Here I am pressing the bushings into their holes.I used a 60 deg point. These babies are not coming out with any ease. Good.

 

The next step is to assemble the clock. Again Mr Wilding fails me. The drawinngs all use numbers, but Mr Wilding uses names (third wheel, fourth wheel, etc.). I  really wish  he had corrected the drawings. No matter.  Let's start assembling this thing. First thing in is the  escape wheel:                     

 And next, the third and fourth wheels. Which are obscure numbered parts on the drawings. Grr. I wish Mr Wilding had supplied corrected drawings! No insult to Mr Wilding, but this is my first clock, and the words don't match the music.
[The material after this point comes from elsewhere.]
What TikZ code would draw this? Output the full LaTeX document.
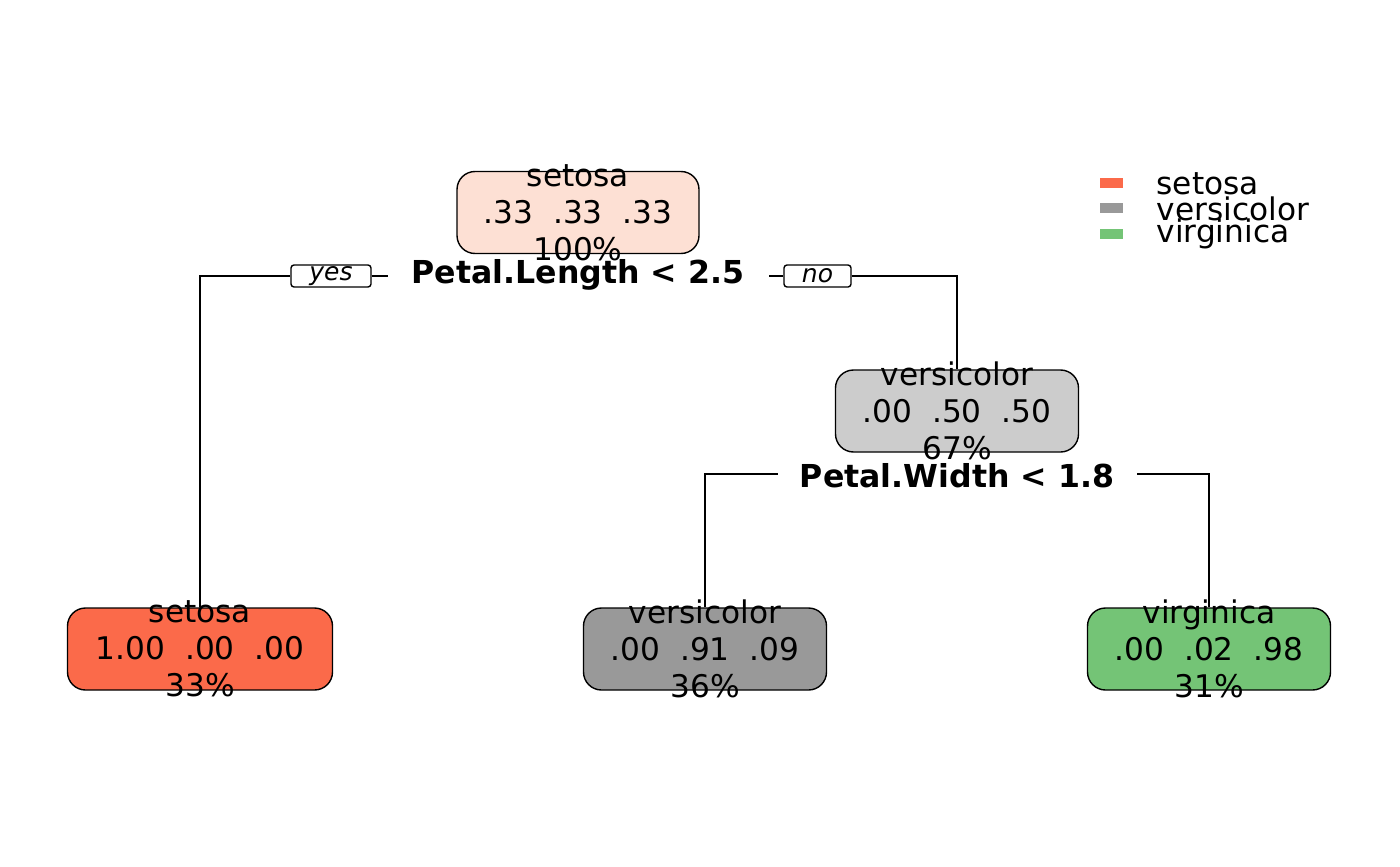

Looks like a clock, does'nt it? But alas, there are trials yet left. Although we carefully "depthed" the wheels, the thing sticks. It does not run freely. Lots of reasons, but most likely, when we drilled the holes for the arbors, we did not do it quite right and there are some sticky spots on the wheels. Stay tuned. The wheels must spin freely or we are lost. So back to square here minus one. More to come.

I note that most modern clock plans specify steel arbors. Running on hardwood bearing holes. Probably cheating! But much easier for a good woodworker than the stuff I am going through. And all in RGU, too. Drill 17/128th of an inch. Why oh why RGU?